En Bargny, Fatou Niang está cansada. Cría a sus dos hijos pequeños con la única ayuda de su madre, que ya está mayor, y hay muchos días que le cuesta encontrar algo para echar en la olla. Hasta el material para la escuela lo tiene que pedir. Hace unas semanas alguien le contó que a los niños que llegan en cayuco a Canarias les dan una casa y tres comidas al día y que pueden ir al colegio sin tener que pagar nada. «En ese momento decidí que me iba y me los llevaba conmigo. Quiero que estudien, que tengan una vida mejor, lo que nunca podrán tener aquí», asegura. Dos días más tarde, un cayuco sale del mismo Bargny. Fatou lo arregla todo y se presenta en el punto de encuentro. A última hora, el organizador del viaje, asustado de ver tanta gente a bordo, les impide subir. El resto tampoco va muy lejos. Veinticuatro horas después, la playa amanece salpicada de cadáveres. Otra tragedia, más de 150 fallecidos.

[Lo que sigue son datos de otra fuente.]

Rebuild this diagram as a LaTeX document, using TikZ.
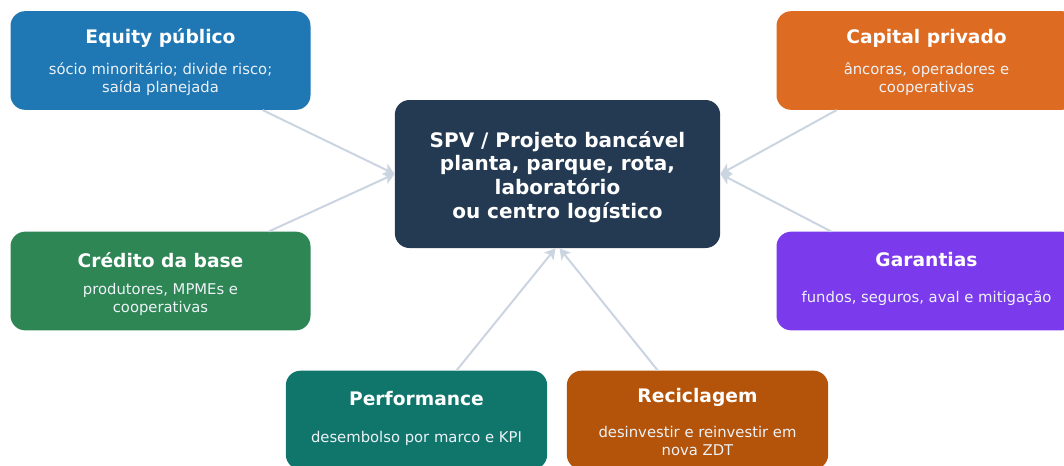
\documentclass[tikz,border=0pt]{standalone}
\usepackage{fontspec}
\setmainfont{DejaVu Sans}
\usepackage{xcolor}
\usetikzlibrary{arrows.meta}
\definecolor{spvblue}{HTML}{243A53}
\definecolor{eqblue}{HTML}{1F77B4}
\definecolor{caporange}{HTML}{DE6B22}
\definecolor{credgreen}{HTML}{2E8655}
\definecolor{garpurple}{HTML}{7C3AED}
\definecolor{perfteal}{HTML}{10766C}
\definecolor{recbrown}{HTML}{B4530A}
\definecolor{linkgray}{HTML}{CBD5E1}
\definecolor{notetxt}{HTML}{EDF2F7}

\begin{document}
\begin{tikzpicture}[x=0.75pt, y=-0.75pt, box/.style={rounded corners=11pt, minimum width=225pt, minimum height=74pt, inner sep=0pt}, small box/.style={box, minimum width=196pt}, head/.style={text=white, font=\fontsize{14}{17}\selectfont\bfseries}, note/.style={text=notetxt, align=center, font=\fontsize{11.1}{13.5}\selectfont}, link/.style={-{Stealth[length=8pt,width=9pt,inset=2pt]}, draw=linkgray, line width=1.5pt}]
\useasboundingbox (0,0) rectangle (1064,465);
\node[box, fill=spvblue, minimum width=244pt, minimum height=111pt] (0) at (557.5,174) {};
\node[text=white, align=center, font=\fontsize{15}{17.8}\selectfont\bfseries] (0a) at (557.5,177) {SPV / Projeto bancável\\planta, parque, rota,\\laboratório\\ou centro logístico};
\node[box, fill=eqblue] (1) at (160.5,60.5) {};
\node[head] (1a) at (160.5,38) {Equity público};
\node[note] (1b) at (160.5,79) {sócio minoritário; divide risco;\\saída planejada};
\node[box, fill=caporange] (2) at (926.5,60.5) {};
\node[head] (2a) at (926.5,38) {Capital privado};
\node[note] (2b) at (926.5,79) {âncoras, operadores e\\cooperativas};
\node[box, fill=credgreen] (3) at (160.5,281) {};
\node[head] (3a) at (160.5,260) {Crédito da base};
\node[note] (3b) at (160.5,299.5) {produtores, MPMEs e\\cooperativas};
\node[box, fill=garpurple] (4) at (926.5,281) {};
\node[head] (4a) at (926.5,260) {Garantias};
\node[note] (4b) at (926.5,298) {fundos, seguros, aval e mitigação};
\node[small box, fill=perfteal] (5) at (416.5,420) {};
\node[head] (5a) at (416.5,399) {Performance};
\node[note] (5b) at (416.5,438) {desembolso por marco e KPI};
\node[small box, fill=recbrown] (6) at (697.5,420) {};
\node[head] (6a) at (697.5,397) {Reciclagem};
\node[note] (6b) at (697.5,440.5) {desinvestir e reinvestir em\\nova ZDT};
\path
(1) edge[link] (0.west)
(3) edge[link] (0.west)
(2) edge[link] (0.east)
(4) edge[link] (0.east)
(5) edge[link] ([xshift=-1.5pt]0.south)
(6) edge[link] ([xshift=1.5pt]0.south);
\end{tikzpicture}
\end{document}
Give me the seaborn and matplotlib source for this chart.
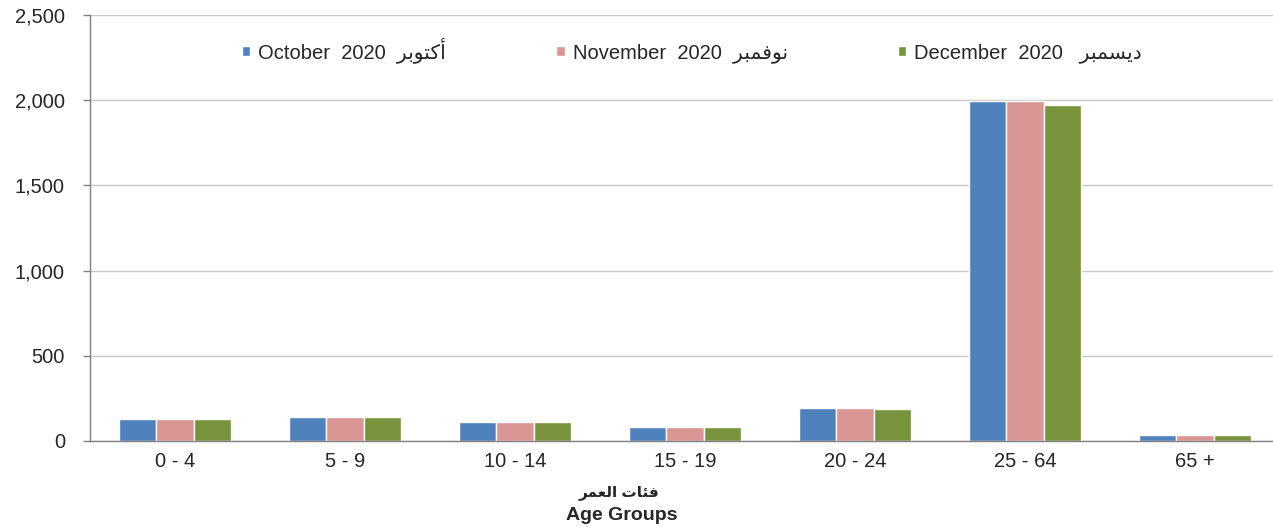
import pandas as pd
import matplotlib
matplotlib.use("Agg")
import matplotlib.pyplot as plt
import seaborn as sns

# Age groups and monthly values
age_groups = ["0 - 4", "5 - 9", "10 - 14", "15 - 19", "20 - 24", "25 - 64", "65 +"]
october = [131, 140, 113, 82, 195, 1995, 33]
november = [131, 140, 113, 80, 192, 1995, 33]
december = [127, 138, 113, 80, 186, 1972, 35]

# Arabic words written in presentation forms, visual order (no shaping engine in matplotlib)
ar_oct = "\uFEAE\uFE91\uFEEE\uFE98\uFEDB\uFE83"
ar_nov = "\uFEAE\uFE92\uFEE4\uFED3\uFEEE\uFEE7"
ar_dec = "\uFEAE\uFE92\uFEE4\uFEB4\uFEF3\uFEA9"
ar_age = "\uFEAE\uFEE4\uFECC\uFEDF\uFE8D \uFE95\uFE8E\uFE8C\uFED3"

series_names = [
    "October  2020  " + ar_oct,
    "November  2020  " + ar_nov,
    "December  2020   " + ar_dec,
]
colors = ["#4F81BD", "#D99694", "#77933C"]


def main():
    sns.set_style("white")
    plt.rcParams["font.family"] = ["Liberation Sans", "DejaVu Sans"]

    rows = []
    for name, vals in zip(series_names, [october, november, december]):
        for g, v in zip(age_groups, vals):
            rows.append({"Age": g, "Month": name, "Value": v})
    df = pd.DataFrame(rows)

    fig = plt.figure(figsize=(12.73, 5.27), dpi=100)
    ax = fig.add_axes([90 / 1273, 1 - 441 / 527, 1190 / 1273, 426 / 527])

    sns.barplot(
        data=df,
        x="Age",
        y="Value",
        hue="Month",
        palette=colors,
        width=0.66,
        edgecolor="white",
        linewidth=1.0,
        saturation=1,
        ax=ax,
    )

    ax.set_ylim(0, 2500)
    ax.set_xlim(-0.5, 6.5)
    ax.set_yticks(range(0, 2501, 500))
    ax.set_yticklabels([f"{v:,}" for v in range(0, 2501, 500)], fontsize=14.5)
    ax.yaxis.grid(True, color="#C8C8C8", linewidth=1.0)
    ax.set_axisbelow(True)

    # category boundary ticks, labels in the middle
    ax.set_xticks([i - 0.5 for i in range(8)])
    ax.set_xticklabels([])
    ax.set_xticks(range(7), minor=True)
    ax.set_xticklabels(age_groups, minor=True, fontsize=14.5)
    ax.tick_params(axis="x", which="major", length=5, color="#808080", width=1, direction="out")
    ax.tick_params(axis="x", which="minor", length=0, pad=8)
    ax.tick_params(axis="y", length=5, color="#808080", width=1, direction="out", left=True, pad=13)

    for side in ["top", "right"]:
        ax.spines[side].set_visible(False)
    for side in ["left", "bottom"]:
        ax.spines[side].set_color("#808080")
        ax.spines[side].set_linewidth(1.0)

    ax.set_xlabel("")
    ax.set_ylabel("")
    fig.text(619 / 1273, 1 - 493 / 527, ar_age, ha="center", va="center",
             fontsize=11, fontweight="bold")
    fig.text(622 / 1273, 1 - 515 / 527, "Age Groups", ha="center", va="center",
             fontsize=14, fontweight="bold")

    ax.legend(
        loc="center",
        bbox_to_anchor=((692 - 90) / 1190, (441 - 50) / 426),
        ncol=3,
        frameon=False,
        fontsize=14.5,
        handlelength=0.4,
        handleheight=0.4,
        handletextpad=0.4,
        columnspacing=5.5,
        title=None,
    )

    fig.savefig("out.png", dpi=100)
    plt.close(fig)


if __name__ == "__main__":
    main()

El gran relato de las migraciones se construye con pequeñas historias como estas. Llenas de dolor, renuncia,pérdidas y fracasos. Pero también de esperanzas, alegrías, éxitos y hasta golpes de suerte. No son cifras. Son gente con sueños. Adama Ndiaye es grande como un ropero y se ha pasado más de media vida persiguiendo los bancos de peces en el mar. Para él, habituado a las olas, llegar hasta El Hierro no fue tan duro como para la mayoría. De aquello hace ya casi tres años. Entonces solo hablaba wolof, la lengua nacional senegalesa. Ahora vive en una finca de Málaga, donde trabaja de sol a sol. El pasado mes de noviembre le mandó un mensaje a un amigo: «El campo bueno, pero echo de menos el mar. En cuanto tenga papeles, yo ir al mar. Inshalah». Adama aún tiene una larga batalla por delante. Pero ha conseguido llegar.